The Clay family cashed in by selling their paper in 1987 to Thomson Newspapers when newspaper prices were at their peak. Thomson later read the tea leaves right and got out of the newspaper business. The Chiltons didn’t. They arranged a straw purchase to get around the JOA. In 2004, they borrowed $56 million to buy and fold the Daily Mail.

Oh boy. I was going to get two years of severance pay. The children were grown. Finally, I could write for myself.

Enter the Department of Justice. It blocked the Chiltons for 11 years. There went my severance pay. I stayed on. I shouldn’t have. I did. It’s on me. In 2014, they finally fired me. I was free. I fired up my blog and haven’t looked back.
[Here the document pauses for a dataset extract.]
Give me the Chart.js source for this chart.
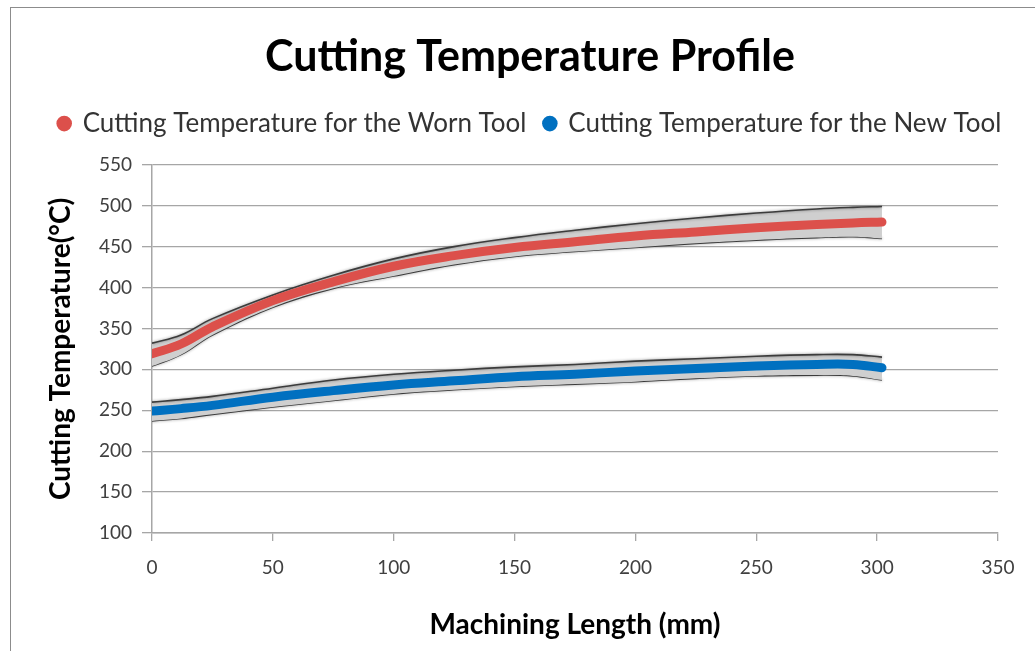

The Chiltons would eventually lose everything when the merged Gazette-Mail went bankrupt. A new owner bought the paper dirt cheap. The new owner wanted the state-of-the-art printing press.

My blog is on the Blogger format, which means it is owned by Google. My main ad service is Google’s AdSense.

In the past year, Google has begun canceling ads to posts and Blogger has deleted a few posts. So I am moving on to Substack. I will not only survive but thrive. That’s what I do. I am posting here what they censor there. Browse through the censored ones. The excuse is “Unreliable and harmful claims.” The two most recent flagged posts were based on reporting by the Washington Post and the New York Times.

We know what is going on. Democrats are pressing Google, Twitter and the rest to silence dissidents. My guess is this involves some sort of payoffs with taxpayer money. The pressure is on this election season as Democrats hold a vain hope that the midterms won’t flip Congress.

But I am going to keep my blog for now because the ad money is nice. Eventually I will move on to Substack when I get enough subscribers. It is free now. I want to thank readers for subscribing and so I will offer a weekly column that is exclusive to Substack. This is the first.

Meanwhile, keep reading the blog — https://donsurber.blogspot.com — because when it ends, when I am fired for the last time, you will be the first to know because I will announce it here.

I just was not made to work for somebody else.